Am Dienstagabend war die Entscheidung aus Warschau gekommen, die Fußgängerübergänge wieder für Pkw zu öffnen – unter Beibehaltung der Einreiseverbote für die meisten nichtpolnischen Staatsbürger. Dabei hatte Słubices Bürgermeister Mariusz Olejniczak zuvor Alarm geschlagen, der gestiegene Grenzverkehr erhöhe das Infektionsrisiko. Er plädiere für eine Schließung.

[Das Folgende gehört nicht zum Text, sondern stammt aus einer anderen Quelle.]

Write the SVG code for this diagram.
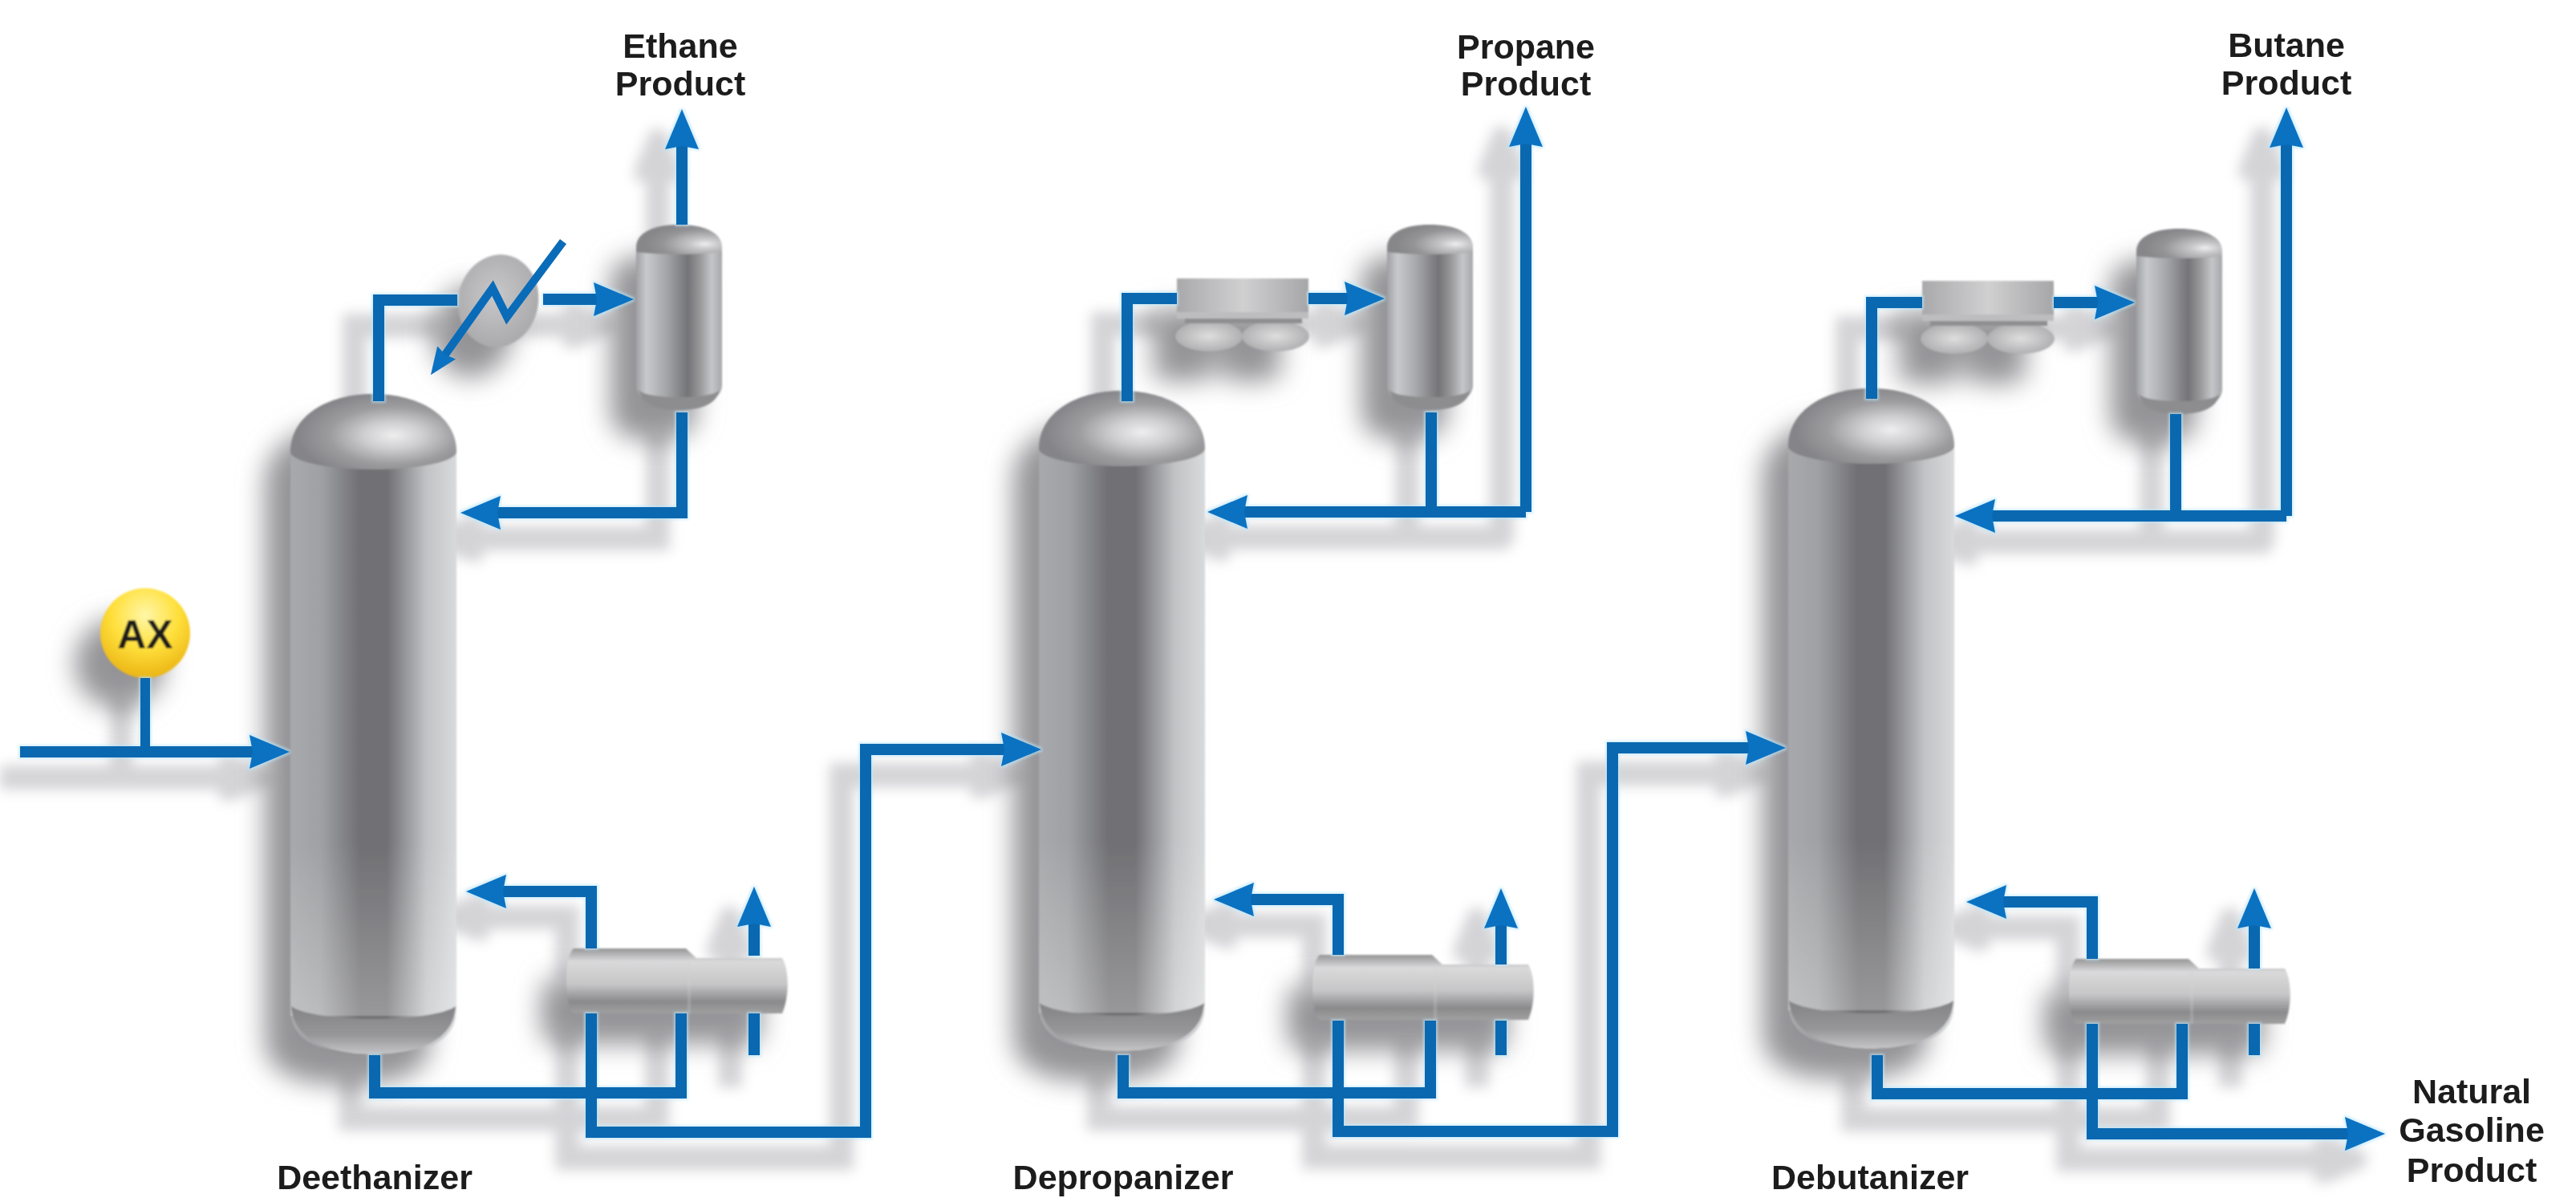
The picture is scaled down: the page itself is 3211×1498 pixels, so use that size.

Doch während die aufgeregten Online-Kommentarforen überkochten, scheint die Stimmung auf der Straße in Słubice gelassener. "Tja, was sollen man dazu sagen", sagen drei ältere Männer, die von einer Bank am Deich aus die Grenzkontrollen beobachten. Verständlich, die Leute wollten raus aus dem Stau auf der Autobahn und nach Hause, sagen sie. "Für die Berufspendler sollten sie die Grenze schließen", sagt einer der drei, der selbst in Ludwigsfelde bei Berlin arbeitet. Bis 2. April braucht er nicht zur Arbeit kommen, ohne Urlaub zu nehmen. "Aber sehen Sie, bei Zalando gab es schon drei Corona-Fälle und da wird weiter gearbeitet", sagt er. Bei dem Berliner Online-Versandhandel sind viele Pendler aus dem polnischen Grenzland beschäftigt. Auf das Dilemma der Berufspendler hatte Bürgermeister Olejniczak in seinem Brief an den Wojewoden hingewiesen. Er bat um finanzielle Hilfen für den Verdienstausfall und forderte zum Schutz vor Ansteckung die ausnahmslose Grenzschließung. Der Briefkopf enthielt wie gewöhnlich das Logo der Doppelstadt "Słubice Frankfurt (Oder). Ohne Grenzen".
Die Stadtspitzen von Frankfurt und Słubice tauschten sich erst am Mittwoch über die aktuelle Situation in ihren Städten per Videokonferenz aus. Sie wollten das nun einmal die Woche tun, teilten René Wilke und Mariusz Olejniczak mit. Beide Stadtverwaltungen erreichten zurzeit Informationen von besorgten polnischen Arbeitnehmern, die befürchten, in der jetzigen Situation von ihren deutschen Arbeitgebern entlassen zu werden. Die beiden Bürgermeister appellieren an Firmen, ihre Mitarbeiter in dieser schwierigen Zeit weiterhin zu unterstützen.